A late primary manifestation
Occurring as a late manifestation of the primary infection, tuberculous effusion has its greatest incidence between the ages of 15 and 25 years (Fig. 4).
Pleurisy as an allergic phenomenon.—The view that the outpouring of fluid represents an allergic phenomenon is maintained by Wallgren (1930) and Rich (1946). An individual, having recently experienced his primary infection with tubercle bacilli, is in a highly sensitive state, and the fluid appears in response to the irritation of a sub-pleural primary focus at a certain stage of its development, with the discharge of tubercle bacilli or tuberculo-protein into the pleural space. The source of bacilli may also be tuberculous tracheo-bronchial adenitis (Erwin, 1944). The degree of hypersensitivity developed varies with the con­stitution of the individual patient. The effusion may be of sudden onset or it may develop insidiously. It may be associated with acute symptoms or it may be a casual discovery. The latter fact suggests that certain individuals pass through an effusion of limited extent without its ever coming to clinical recognition. Proof of this is difficult and an exact expression of its frequency equally so. Some idea may be obtained from figures supplied by Brooks. Of some 420,000 individuals between the ages of 15 and 75 years examined in the course of a fluorographic survey, 56 cases showed radiographic evidence of recent primary tuberculosis with a symptomless pleural effusion. The opportunity arose to observe 63 out of 259 individuals who showed radiographic evidence of recent primary tuberculosis, and in 6 cases a pleural effusion developed within 6 months.

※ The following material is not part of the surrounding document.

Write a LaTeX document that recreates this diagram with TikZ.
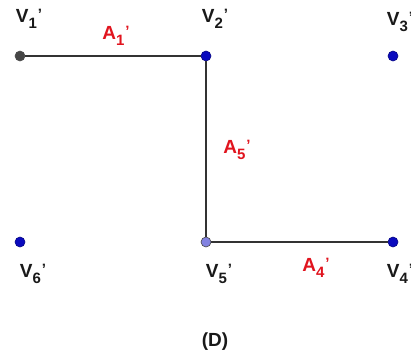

Thompson (1946) found that the effusion tended to form on the same side as the pulmonary or glandular lesion. There is general agreement that the tuberculous primary complex is right-sided more often than left-sided (Kayne, Pagel and O'Shaughnessy, 1947) and in most cases the initial effusion is on the right side.
Post-primary effusion
Either dry pleurisy or pleurisy with effusion may occur at any time during the life-time of a consumptive patient. Dry pleurisy is often evanescent and marks advance or extension of disease. Effusion may develop and, when it does so, the accumulation of fluid is often gradual and insidious. The older the patient, the more likely is the effusion to be loculated; the more gradual the accumulation, the slower is the absorption, so that it is typical of tuberculous effusion in middle-aged subjects to pursue a chronic course, which may, however, eventually have a satisfactory outcome. Nevertheless it carries a higher mortality corres­pondingly than does the juvenile variety. The constitutional disturbance may be less severe and the fluid more often blood-stained than in the juvenile type. The cytology and cultural characteristics are otherwise essentially similar in the two varieties. The age incidence of the post-primary effusion, as might be expected, shows a broader base than does the primary type, being similar, in fact, to the age incidence in pulmonary tuberculosis as a whole.